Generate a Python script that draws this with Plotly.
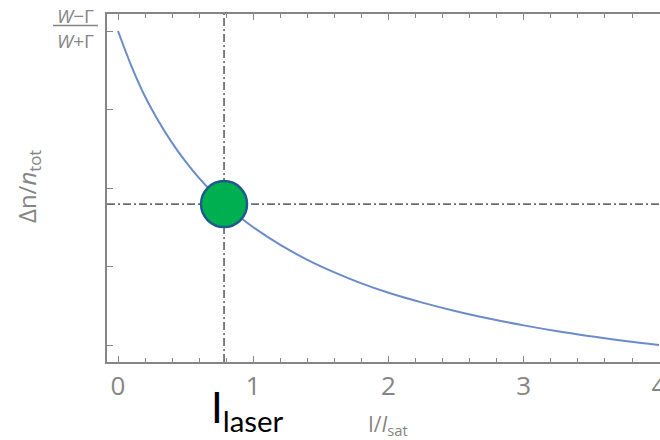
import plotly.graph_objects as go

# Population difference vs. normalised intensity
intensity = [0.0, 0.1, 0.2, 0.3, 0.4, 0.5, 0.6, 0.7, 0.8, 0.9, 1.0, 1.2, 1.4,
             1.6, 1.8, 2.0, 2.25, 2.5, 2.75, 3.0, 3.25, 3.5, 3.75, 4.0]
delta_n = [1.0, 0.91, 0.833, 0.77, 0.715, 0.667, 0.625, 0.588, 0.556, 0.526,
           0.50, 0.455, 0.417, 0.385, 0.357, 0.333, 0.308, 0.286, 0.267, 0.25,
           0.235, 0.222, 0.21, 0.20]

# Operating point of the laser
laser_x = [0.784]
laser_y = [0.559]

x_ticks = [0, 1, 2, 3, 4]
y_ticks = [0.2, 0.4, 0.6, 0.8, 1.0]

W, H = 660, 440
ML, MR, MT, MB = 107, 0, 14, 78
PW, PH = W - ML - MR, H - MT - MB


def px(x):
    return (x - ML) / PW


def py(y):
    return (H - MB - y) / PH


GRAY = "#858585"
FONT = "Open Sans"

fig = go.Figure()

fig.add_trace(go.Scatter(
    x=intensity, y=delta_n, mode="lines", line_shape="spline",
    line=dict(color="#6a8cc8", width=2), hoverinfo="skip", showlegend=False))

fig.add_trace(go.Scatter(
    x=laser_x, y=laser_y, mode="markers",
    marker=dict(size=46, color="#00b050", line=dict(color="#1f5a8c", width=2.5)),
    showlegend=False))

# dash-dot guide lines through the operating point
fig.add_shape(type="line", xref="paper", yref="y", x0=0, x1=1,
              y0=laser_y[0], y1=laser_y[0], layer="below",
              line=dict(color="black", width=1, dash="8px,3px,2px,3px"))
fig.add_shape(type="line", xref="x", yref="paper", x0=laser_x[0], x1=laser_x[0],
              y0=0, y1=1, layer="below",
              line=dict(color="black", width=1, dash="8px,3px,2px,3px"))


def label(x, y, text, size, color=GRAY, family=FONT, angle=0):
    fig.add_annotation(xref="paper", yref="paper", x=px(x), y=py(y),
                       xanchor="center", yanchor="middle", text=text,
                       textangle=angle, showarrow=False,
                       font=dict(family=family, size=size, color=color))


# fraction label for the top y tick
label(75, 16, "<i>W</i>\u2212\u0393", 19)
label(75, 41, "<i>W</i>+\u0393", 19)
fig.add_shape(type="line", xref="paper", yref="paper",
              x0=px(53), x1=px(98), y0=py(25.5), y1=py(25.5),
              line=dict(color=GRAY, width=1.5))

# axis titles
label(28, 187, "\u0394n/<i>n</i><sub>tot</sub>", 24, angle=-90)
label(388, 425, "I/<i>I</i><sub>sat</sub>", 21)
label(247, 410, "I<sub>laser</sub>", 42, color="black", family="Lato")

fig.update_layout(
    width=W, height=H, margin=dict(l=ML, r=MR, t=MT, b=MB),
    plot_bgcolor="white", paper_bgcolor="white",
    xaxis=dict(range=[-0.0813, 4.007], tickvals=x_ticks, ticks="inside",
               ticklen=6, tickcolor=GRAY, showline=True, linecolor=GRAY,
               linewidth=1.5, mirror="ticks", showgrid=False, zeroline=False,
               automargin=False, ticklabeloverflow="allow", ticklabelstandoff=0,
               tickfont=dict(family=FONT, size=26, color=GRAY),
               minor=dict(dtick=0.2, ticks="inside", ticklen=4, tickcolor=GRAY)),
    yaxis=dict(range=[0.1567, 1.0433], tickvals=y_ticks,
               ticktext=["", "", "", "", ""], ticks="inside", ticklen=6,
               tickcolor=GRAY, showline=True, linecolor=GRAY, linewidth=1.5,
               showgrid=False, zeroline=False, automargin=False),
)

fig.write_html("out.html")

══════

Quote everything in the listing above exactly; pictures are the only thing to omit.

> _EXERCISE ANSWER_:
Generate a Python script that draws this with Plotly.
import plotly.graph_objects as go

# Population difference vs. normalised intensity
intensity = [0.0, 0.1, 0.2, 0.3, 0.4, 0.5, 0.6, 0.7, 0.8, 0.9, 1.0, 1.2, 1.4,
             1.6, 1.8, 2.0, 2.25, 2.5, 2.75, 3.0, 3.25, 3.5, 3.75, 4.0]
delta_n = [1.0, 0.91, 0.833, 0.77, 0.715, 0.667, 0.625, 0.588, 0.556, 0.526,
           0.50, 0.455, 0.417, 0.385, 0.357, 0.333, 0.308, 0.286, 0.267, 0.25,
           0.235, 0.222, 0.21, 0.20]

# Operating point of the laser
laser_x = [0.784]
laser_y = [0.559]

x_ticks = [0, 1, 2, 3, 4]
y_ticks = [0.2, 0.4, 0.6, 0.8, 1.0]

W, H = 660, 440
ML, MR, MT, MB = 107, 0, 14, 78
PW, PH = W - ML - MR, H - MT - MB


def px(x):
    return (x - ML) / PW


def py(y):
    return (H - MB - y) / PH


GRAY = "#858585"
FONT = "Open Sans"

fig = go.Figure()

fig.add_trace(go.Scatter(
    x=intensity, y=delta_n, mode="lines", line_shape="spline",
    line=dict(color="#6a8cc8", width=2), hoverinfo="skip", showlegend=False))

fig.add_trace(go.Scatter(
    x=laser_x, y=laser_y, mode="markers",
    marker=dict(size=46, color="#00b050", line=dict(color="#1f5a8c", width=2.5)),
    showlegend=False))

# dash-dot guide lines through the operating point
fig.add_shape(type="line", xref="paper", yref="y", x0=0, x1=1,
              y0=laser_y[0], y1=laser_y[0], layer="below",
              line=dict(color="black", width=1, dash="8px,3px,2px,3px"))
fig.add_shape(type="line", xref="x", yref="paper", x0=laser_x[0], x1=laser_x[0],
              y0=0, y1=1, layer="below",
              line=dict(color="black", width=1, dash="8px,3px,2px,3px"))


def label(x, y, text, size, color=GRAY, family=FONT, angle=0):
    fig.add_annotation(xref="paper", yref="paper", x=px(x), y=py(y),
                       xanchor="center", yanchor="middle", text=text,
                       textangle=angle, showarrow=False,
                       font=dict(family=family, size=size, color=color))


# fraction label for the top y tick
label(75, 16, "<i>W</i>\u2212\u0393", 19)
label(75, 41, "<i>W</i>+\u0393", 19)
fig.add_shape(type="line", xref="paper", yref="paper",
              x0=px(53), x1=px(98), y0=py(25.5), y1=py(25.5),
              line=dict(color=GRAY, width=1.5))

# axis titles
label(28, 187, "\u0394n/<i>n</i><sub>tot</sub>", 24, angle=-90)
label(388, 425, "I/<i>I</i><sub>sat</sub>", 21)
label(247, 410, "I<sub>laser</sub>", 42, color="black", family="Lato")

fig.update_layout(
    width=W, height=H, margin=dict(l=ML, r=MR, t=MT, b=MB),
    plot_bgcolor="white", paper_bgcolor="white",
    xaxis=dict(range=[-0.0813, 4.007], tickvals=x_ticks, ticks="inside",
               ticklen=6, tickcolor=GRAY, showline=True, linecolor=GRAY,
               linewidth=1.5, mirror="ticks", showgrid=False, zeroline=False,
               automargin=False, ticklabeloverflow="allow", ticklabelstandoff=0,
               tickfont=dict(family=FONT, size=26, color=GRAY),
               minor=dict(dtick=0.2, ticks="inside", ticklen=4, tickcolor=GRAY)),
    yaxis=dict(range=[0.1567, 1.0433], tickvals=y_ticks,
               ticktext=["", "", "", "", ""], ticks="inside", ticklen=6,
               tickcolor=GRAY, showline=True, linecolor=GRAY, linewidth=1.5,
               showgrid=False, zeroline=False, automargin=False),
)

fig.write_html("out.html")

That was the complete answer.